Q : Doit-on être choqué et inquiet quand on entend dire qu’il y a une mafia qui gravite autour de l’Hôtel du gouvernement ?

R : Nous avions des parle-mentère. Nous aurons peut-être des ministres menteurs. Nous surprendre devient de plus en plus difficile. Nous avons déjà vu de toutes les couleurs. Par balle même ! Trop de Mauriciens, y compris des journalistes et non des moindres, s’entêtent à prendre au sérieux des politiciens n’ayant pas plus de stabilité qu’une girouette. Voilà un ancien muet du sérail qui retrouve subitement, miraculeusement, puisqu’on veut nous gargariser de nouveau miracle économique, la parole, pour nous révéler qu’une mafia cancérise l’Hôtel du gouvernement. L’on voudra bien me pardonner d’attendre plus amples précisions, avant de commencer à m’inquiéter. J’ai précédemment connu des gouvernements marchant à coups de transfusion politique (PTr de 1969 à 1982), d’autres invitant des barons de la drogue à la garden-party à Réduit, ou hantant les couloirs du Pouvoir, en arborant de grosses enveloppes bourrées de billets de banque. Nous avons connu des députés, prenant l’avion comme nous prenons l’autobus, participant à de mystérieux forums internationaux à Amsterdam, entre la Noël et la fin d’année, d’autres charroyant de valise rouge d’héroïne. Nous avons connu des gouvernements survivant à une motion de défiance grâce à des voix mafieuses. Que dire d’épouse de receveur d’autobus empêchant un futur ministre à la prendre en photo et voulant interdire à nos journaux de parler d’elle et de sa fille ? Nous survivrons, je l’espère, à une simple allégation presque ministérielle de menace mafieuse contre le régime bananier en place.

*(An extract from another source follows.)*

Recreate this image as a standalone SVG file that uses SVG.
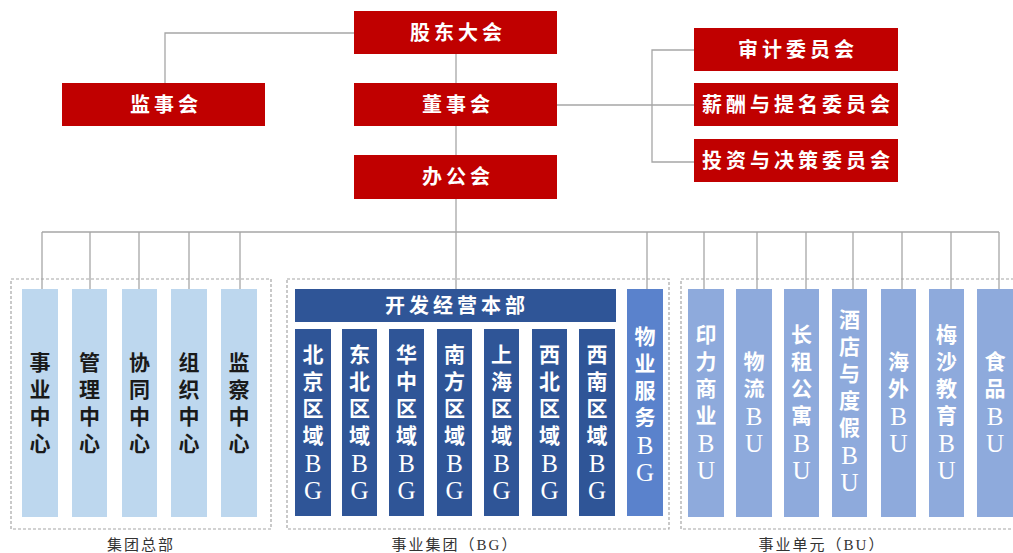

Aurais-je été Commissaire de police que j’aurais déjà donné des instructions pour en savoir davantage. De quelle mafia parle Bhadain ? Qui en sont les membres ? Où résident-ils ? Où travaillent-ils ? Comment menacent-ils un gouvernement naissant ou presque ? Ont-ils des connexions en dehors du « Bell Boy » ? Je promets d’accorder l’attention la plus grande à tout communiqué, même rassurant, des Casernes centrales à ce sujet. En attendant, qu’on me permette de dormir sur mes deux oreilles.

 

Q : Bhadain soutient avoir des dossiers contre plusieurs membres du gouvernement. Ne se rend-il pas complice de cette mafia en ne les rendant pas publics ?

  • Nous avons une opposition désunie, atomisée…Toute aversion à l’égard de coffres-forts bourrés de mystère nous rapproche du régime papa-piti

R : Sans être un féru d’activités mafieuses, je crois savoir que toute vraie mafia ne menace jamais. Elle agit. Elle nous met devant le fait accompli. J’ai souvent exprimé mon admiration pour le gouverneur A.P. Phayre (1874-78), pour mieux ridiculiser nos gouvernements « nou-pou-faire ». Faites-les ! Après quoi, nous vous jugerons sur vos réalisations. Nous n’avons que faire de vos promesses si souvent mensongères.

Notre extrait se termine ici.